Asynchronous communication is not a fallback for when you cannot get everyone in the same room. For distributed teams spanning multiple time zones, it is the primary communication medium — the channel through which most decisions, updates, and collaboration actually flow. Mastering async is not optional; it is the difference between a distributed team that ships and one that stalls.
What Async Communication Actually Means
Async communication is any exchange where the sender and receiver do not need to be present at the same time. An email, a Notion doc, a Loom video, a GitHub PR review, a Slack message posted without expectation of immediate reply — all of these are async. The defining characteristic is time independence: the message is created at one point in time and consumed at another.
This is fundamentally different from synchronous communication (meetings, phone calls, real-time chat) where both parties must be present simultaneously. For a team spanning UTC-8 to UTC+8, synchronous communication is possible for maybe two to three hours per day. Asynchronous communication works 24 hours a day.
The Async Advantage For Cross-Timezone Teams
When you embrace asynchronous communication as your default, several powerful things happen:
- Everyone has a voice. In a meeting, the loudest person or the person in the "right" timezone dominates. In async, a developer in Lagos has the same opportunity to contribute as one in San Francisco — they just do it on their schedule.
- Quality of thought improves. Real-time conversation rewards quick thinking. Async rewards deliberate thinking. Written proposals, recorded video walkthroughs, and carefully reviewed PR comments are almost always higher quality than off-the-cuff meeting remarks.
- Documentation happens automatically. Every async exchange creates an artifact — a message, a doc, a video — that serves as a permanent record. In sync-heavy teams, decisions live in the memories of whoever attended the meeting.
- Time zones become an asset. With async as the default, work genuinely progresses around the clock. A PR opened in Berlin is reviewed in San Francisco and merged by Sydney. Bugs reported in New York are fixed overnight by Bangalore. This follow-the-sun velocity is impossible in a sync-first culture.
Make Async Your Superpower
StandIn automates the hardest part of async — transferring context between shifts so no one starts their day in the dark.
See the Workflow →Building An Async Communication Culture
Shift The Default
The most important cultural shift is making async the default and sync the exception. This means:
- Status updates are posted in writing, not presented in meetings.
- Decisions are proposed in docs with a defined feedback window, not debated in real-time calls.
- Code reviews happen through PR comments, not screen-sharing sessions.
- Meetings are reserved for brainstorming, sensitive topics, and relationship-building — the things async genuinely cannot do as well.
Invest In Async Tools
Your tool stack should support async as a first-class citizen:
- Loom or similar: For async video when text falls short.
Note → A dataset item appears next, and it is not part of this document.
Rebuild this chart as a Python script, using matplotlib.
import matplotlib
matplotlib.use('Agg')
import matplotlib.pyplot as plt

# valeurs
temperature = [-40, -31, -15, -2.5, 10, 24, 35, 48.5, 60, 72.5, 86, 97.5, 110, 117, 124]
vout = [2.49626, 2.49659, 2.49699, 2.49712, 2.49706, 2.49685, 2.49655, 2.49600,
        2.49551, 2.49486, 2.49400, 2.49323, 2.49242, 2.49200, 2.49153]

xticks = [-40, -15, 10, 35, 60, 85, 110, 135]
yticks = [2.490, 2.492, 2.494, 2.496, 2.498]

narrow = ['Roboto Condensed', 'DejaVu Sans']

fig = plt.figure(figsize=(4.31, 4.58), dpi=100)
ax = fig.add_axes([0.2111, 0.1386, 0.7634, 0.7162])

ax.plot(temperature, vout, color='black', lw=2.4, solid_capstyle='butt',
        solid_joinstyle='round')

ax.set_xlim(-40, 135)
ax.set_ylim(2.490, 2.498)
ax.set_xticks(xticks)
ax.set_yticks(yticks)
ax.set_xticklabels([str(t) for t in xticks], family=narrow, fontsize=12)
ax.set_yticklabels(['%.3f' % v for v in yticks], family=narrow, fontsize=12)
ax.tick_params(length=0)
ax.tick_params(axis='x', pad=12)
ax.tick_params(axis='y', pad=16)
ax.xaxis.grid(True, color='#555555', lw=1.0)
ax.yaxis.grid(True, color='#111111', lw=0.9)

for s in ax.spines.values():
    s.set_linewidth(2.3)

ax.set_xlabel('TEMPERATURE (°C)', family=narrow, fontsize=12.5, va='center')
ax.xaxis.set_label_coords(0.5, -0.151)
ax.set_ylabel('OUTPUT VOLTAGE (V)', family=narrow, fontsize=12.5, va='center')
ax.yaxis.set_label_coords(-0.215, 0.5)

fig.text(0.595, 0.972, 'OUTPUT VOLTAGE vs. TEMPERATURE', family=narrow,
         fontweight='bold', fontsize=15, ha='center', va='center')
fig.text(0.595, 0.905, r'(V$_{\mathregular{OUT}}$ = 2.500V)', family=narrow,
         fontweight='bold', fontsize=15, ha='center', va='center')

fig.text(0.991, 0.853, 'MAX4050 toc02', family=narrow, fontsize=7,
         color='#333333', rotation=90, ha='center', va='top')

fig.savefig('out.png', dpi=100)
- Notion or Confluence: For persistent documentation and decision records.
- GitHub Discussions: For engineering-specific async conversations tied to code.
- StandIn: For automated handoff summaries that bridge the gap between time zones — compiling activity from your entire stack into a single digest delivered at shift change.
Write Better
Asynchronous communication lives or dies on writing quality. A vague Slack message like "the deploy broke something" creates a 12-hour round-trip of follow-up questions. A clear message like "The 2:30 PM ET deploy to staging caused 500 errors on /api/payments. Error logs linked here. I rolled back and the service is stable. Need someone in APAC to investigate the root cause by start of their Friday" — that message enables action without a single synchronous exchange.
Train your team to write clearly. Create templates for common message types. Celebrate great async communicators publicly.
Set Response-Time Expectations
Async does not mean "whenever." It means "within a defined window." Set explicit expectations per channel and urgency level:
- Normal Slack messages: within your business day.
- PR reviews: first review within eight business hours.
- Decision proposals: feedback within 48 hours.
- Urgent issues: within 30 minutes (these should escalate to sync if needed).
Common Async Pitfalls To Avoid
- Async everything: Some conversations genuinely need real-time interaction — conflict resolution, sensitive feedback, creative brainstorming. Do not force these into async.
- Assuming silence is agreement: In async, people may not respond because they are busy, not because they agree. Always explicitly ask for objections and set a deadline.
- Missing the human element: Pure text async can feel sterile. Mix in async video (Loom) and occasional sync social time to maintain human connection.
Async Is The Great Equalizer
When done well, asynchronous communication removes the timezone tax that distributed teams pay. It gives every person, in every region, equal access to information, equal voice in decisions, and equal opportunity to contribute their best work — on their own schedule, at their own peak performance hours. That is not just a communication strategy; it is a competitive advantage that timezone-bound companies cannot match.